There is no part of the design thinking process I dislike more than the interviewing stage (called Empathy on my school’s model). This is ironic, of course, because it becomes very difficult to do the rest of the process without this step and defeats the purpose of the process in general.
I have long been awkward around people I don’t know very well, and while I am working on it in general, the interview phase requires that you are around people for rather long amounts of time trying to learn about very specific things, rather than just casual conversation, and that is probably the hardest part for me.
I’m always afraid my questions won’t get me what I want/need. I get frustrated when someone I am interviewing isn’t engaged and giving me useful answers, especially when I know the questions are good because other people were about to answer them in depth. I’m never quite sure what to ask to get people to go deeper or how to pick the right trail to go down.
During this design brief, though, I’ve become better at interviewing. Maybe it’s because we’ve had to do so many and practice makes perfect. Maybe it’s just a culmination of all of the things I’ve learned about interviewing in the past finally helping me make the right decisions. Maybe I’m growing out of my awkwardness. Whatever it is, I’m grateful because it’s making me dread interviewing less.
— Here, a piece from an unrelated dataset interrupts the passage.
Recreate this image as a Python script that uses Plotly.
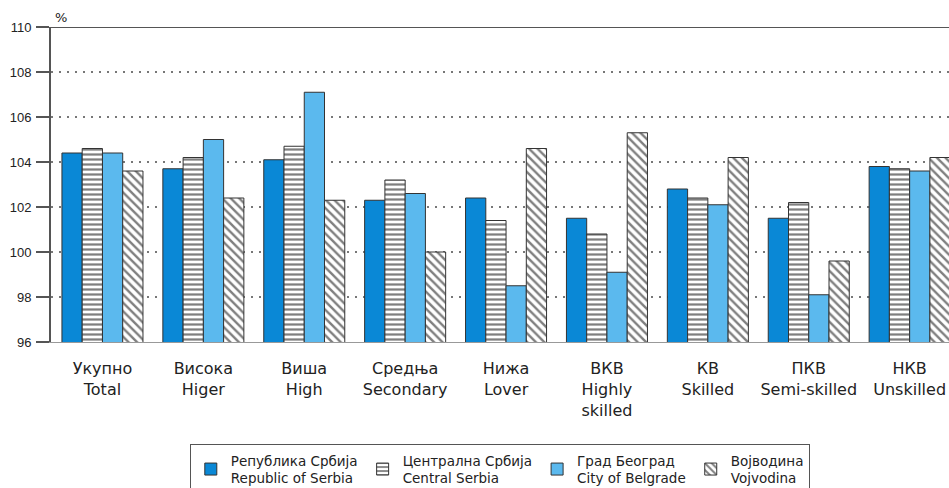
import plotly.graph_objects as go

categories = ["Укупно<br>Total", "Висока<br>Higer", "Виша<br>High", "Средња<br>Secondary",
              "Нижа<br>Lover", "ВКВ<br>Highly<br>skilled", "КВ<br>Skilled",
              "ПКВ<br>Semi-skilled", "НКВ<br>Unskilled"]
serbia = [104.4, 103.7, 104.1, 102.3, 102.4, 101.5, 102.8, 101.5, 103.8]
central = [104.6, 104.2, 104.7, 103.2, 101.4, 100.8, 102.4, 102.2, 103.7]
belgrade = [104.4, 105.0, 107.1, 102.6, 98.5, 99.1, 102.1, 98.1, 103.6]
vojvodina = [103.6, 102.4, 102.3, 100.0, 104.6, 105.3, 104.2, 99.6, 104.2]
names = ["Република Србија<br>Republic of Serbia", "Централна Србија<br>Central Serbia",
         "Град Београд<br>City of Belgrade", "Војводина<br>Vojvodina"]
y_ticks = [96, 98, 100, 102, 104, 106, 108, 110]

x = list(range(len(categories)))
line = dict(color="#333333", width=1)
fig = go.Figure()
fig.add_bar(x=x, y=serbia, name=names[0], marker=dict(color="#0a88d6", line=line))
fig.add_bar(x=x, y=central, name=names[1],
            marker=dict(color="white", line=line,
                        pattern=dict(shape="-", fgcolor="#000000", bgcolor="white", size=5, solidity=0.45)))
fig.add_bar(x=x, y=belgrade, name=names[2], marker=dict(color="#5bb9ee", line=line))
fig.add_bar(x=x, y=vojvodina, name=names[3],
            marker=dict(color="white", line=line,
                        pattern=dict(shape="\\", fgcolor="#000000", bgcolor="white", size=6, solidity=0.4)))

fig.update_layout(
    width=949, height=488,
    margin=dict(l=51, r=0, t=27, b=146),
    plot_bgcolor="white", paper_bgcolor="white",
    barmode="group", bargap=0.197, bargroupgap=0,
    font=dict(family="DejaVu Sans, Liberation Sans, sans-serif", color="#222222"),
    showlegend=True,
    legend=dict(orientation="h", xref="container", yref="container",
                x=0.2, xanchor="left", y=1 - 444 / 488, yanchor="top",
                bordercolor="#555555", borderwidth=1, font=dict(size=13.5),
                traceorder="normal", itemwidth=30, tracegroupgap=0),
    xaxis=dict(tickvals=x, ticktext=categories, range=[-0.51, 8.39],
               showgrid=False, showline=True, linecolor="#999999", linewidth=1,
               ticks="", tickfont=dict(size=16), ticklabelstandoff=12),
    yaxis=dict(range=[96, 110], tickvals=y_ticks, ticktext=[str(v) for v in y_ticks],
               showgrid=True, gridcolor="#777777", gridwidth=1.5, griddash="2px,6px",
               showline=True, linecolor="#555555", linewidth=2,
               ticks="outside", ticklen=13, tickcolor="#555555", tickwidth=2,
               tickfont=dict(size=13, family="Liberation Sans, Arial, sans-serif"),
               zeroline=False, ticklabelstandoff=2),
)
fig.add_shape(type="line", xref="paper", yref="y", x0=-13/898, x1=1, y0=110, y1=110,
              line=dict(color="#555555", width=2))
fig.add_annotation(text="%", xref="paper", yref="paper", x=0.002, y=1, xanchor="left",
                   yanchor="bottom", showarrow=False, font=dict(size=13))
fig.write_html("out.html", config={"displayModeBar": False},
               post_script="document.body.style.margin='0';")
One example of a good interview I had recently was with the founder of the preschool Turning Sun. My group didn’t really know what we were walking into, which made it rather difficult to prepare questions ahead of time. This meant I got more practice thinking on my feet, and in the end I felt like I got my best answers yet from this interview.
Next on our plate is prototyping, and this will be another area of growth for me as I will be learning more about SketchUp and how it works as I build out out models.